Grand pays producteur de musique, le Canada se distingue plus, à l’exportation, pour son indie-rock incandescent (Broken Social Scene, Islands…) ou pour son folk-rock émotionnel (Great Lake Swimmers, Evening Hymns…) que pour la vitalité de sa scène indie pop « canal historique ». Le succès grandissant d’Alvvays, jeune quintet de Toronto qui évoque souvent les plus belles heures de la scène C-86, est toutefois en passe d’inverser la tendance. Révélée par un premier album prometteur (« Alvvays », 2014), la formation de l’Ontario restait jusqu’alors essentiellement associée au refrain obsédant d’un joli petit tube underground, « Archie, Marry Me ».
Ce deuxième album, produit par John Congleton (The Walkmen, Anna Calvi, Cloud Nothings…) et auquel a notamment participé Norman Blake de Teenage Fanclub, possède lui aussi un grand single au potentiel rassembleur. Sublimé par le timbre juvénile de l’émoustillante Molly Rankin, le vaporeux « Dreams Tonite » est en effet d’ores et déjà désigné comme la bande-son officielle des plus beaux rêves de l’année. En revanche, là où leur premier essai pouvait ployer sous le poids du majestueux « Archie », « Antisocialites » vaut clairement pour la qualité de chacune de ses dix chansons.

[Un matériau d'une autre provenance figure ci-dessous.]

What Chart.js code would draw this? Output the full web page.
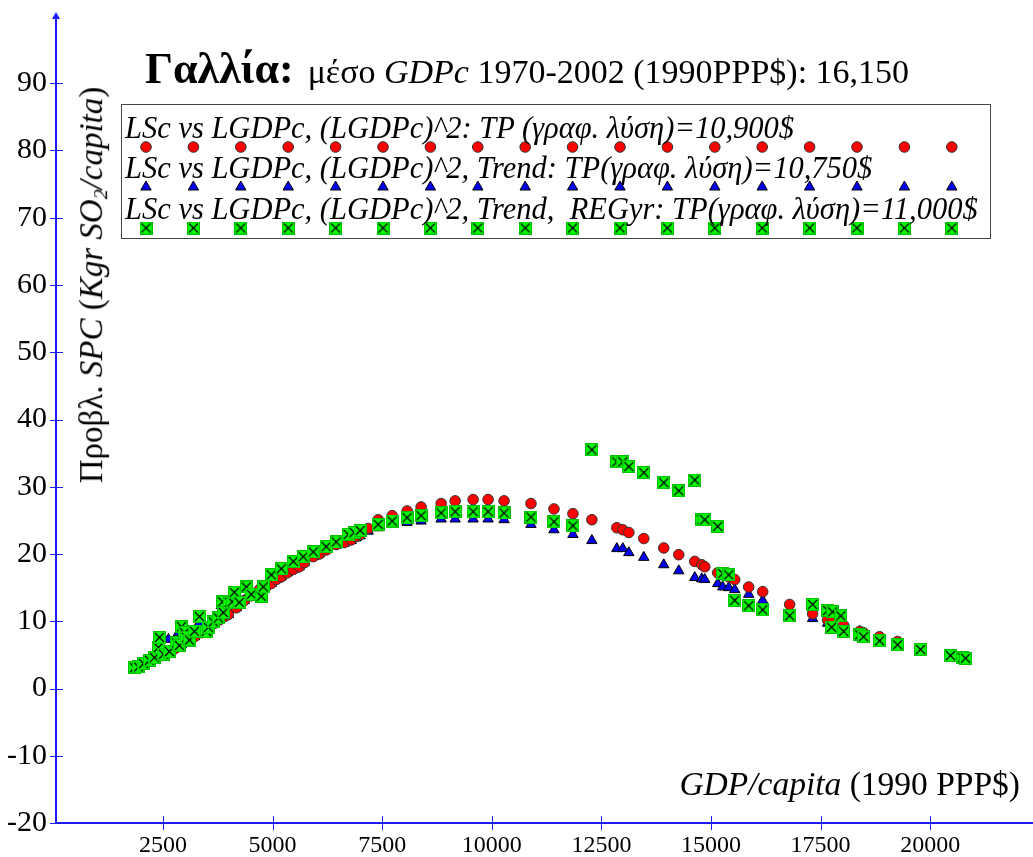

Toujours à l’aise avec la twee pop la plus batailleuse (« Plimsoll Punks », « Lollipop (Ode to Jim) »), Alvvays peut faire écho à la fougue ingénue des Shop Assistants (« Your Type »), flirter avec le shoegaze (« In Undertow ») ou la pop saccharinée (« Hey »). Le propos demeure ainsi suffisamment varié, au fil de ces 33 minutes, pour ne pas cantonner le groupe à un seul registre étriqué. Comme Belle and Sebastian, The Pains of Being Pure at Heart ou bien Camera Obscura avant eux, les Canadiens franchissent ici un cap important. Avec ce brillant « Antisocialites », qui semble vouloir faire l’unanimité et augmenter encore leur popularité, ils s’installent parmi les groupes indie pop majeurs de la décennie.